Book Review: Traci Foust Talks OCD, Family Fun and Burning Eyeballs in Nowhere Near Normal
By Heather Logue on Apr 29, 2011
While the majority of California youth were skipping rope and collecting beetles, Traci Foust was scrubbing her hands with Ajax until her skin peeled off, and locking her best friend in a sweltering car, wondering if maybe she would kill her. Yes, these activities are…different, but that is the beauty of Foust’s memoir, Nowhere Near Normal, its utterly distinctive take on childhood. For any of us who have ever turned the car around on the way to work because we’re positive the stove could miraculously have turned itself on (ahem, just once or twice), learning about a girl’s struggle growing up with severe OCD is captivating. The story unfolds with the Foust parents divorcing—the family splitting apart into two locations, and Traci really beginning to struggle with the compulsions and anxieties that make her “abnormal” and drive her family insane. Who needs to unplug all of the appliances every night and lick the electrical sockets? Traci does, because otherwise her family may burn to death in their beds. This frank, strange, and unapologetic logic is what makes Traci a likable (though complicated) narrator. The story leads us through her increasingly complex relationships with her mother and sister, and through the haze of their cigarette smoke we see how lonely it is to be such a different kind of girl. The glance at various approaches to child psychology also intrigues—especially when seeing which professional methods actually have any affect on Traci’s recovery.

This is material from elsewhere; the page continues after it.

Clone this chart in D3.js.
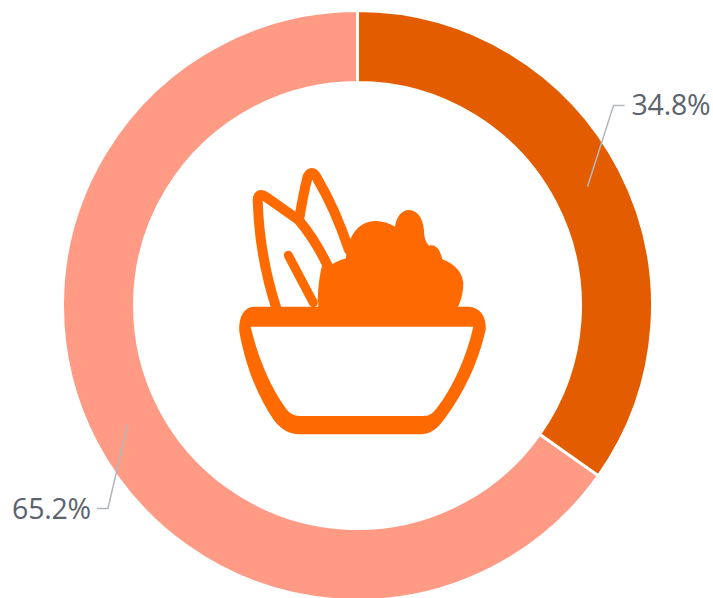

As Traci continues to grow up the story electrifies with things at a breaking point with her newly, and zealously, religious mother—culminating in Traci’s impromptu trip to Santa Cruz, a land of sex, drugs, and poetry. Though she eventually returns home, Traci still feels lost, and when Part Three of the memoir opens with news of her mother’s death (a subject touched upon much too briefly)…things seems bleak. The lack of emphasis on her family connectivity towards the end of the book is my only complaint—it feels a little insufficient in contrast to the palpable emotions early on.
But Nowhere Near Normal does inspire in the end, with a conclusion as distinctive as the entertaining and hilarious voice that has been leading us on this trip. Foust has a knack for making you love her, even if her character isn’t always likeable, and even a description of how her great-grandmother tried to burn her own eyeballs with matches is somehow lyrical.
As Edgar Allen Poe (her favorite poet growing up) once wrote, “From childhood’s hour I have not been as others were; I have not seen as others saw; I could not bring my passions from a common spring. From the same source I have not taken my sorrow; I could not awaken my heart to joy at the same tone; And all I loved, I loved alone.”
And really, I couldn’t sum it up any better.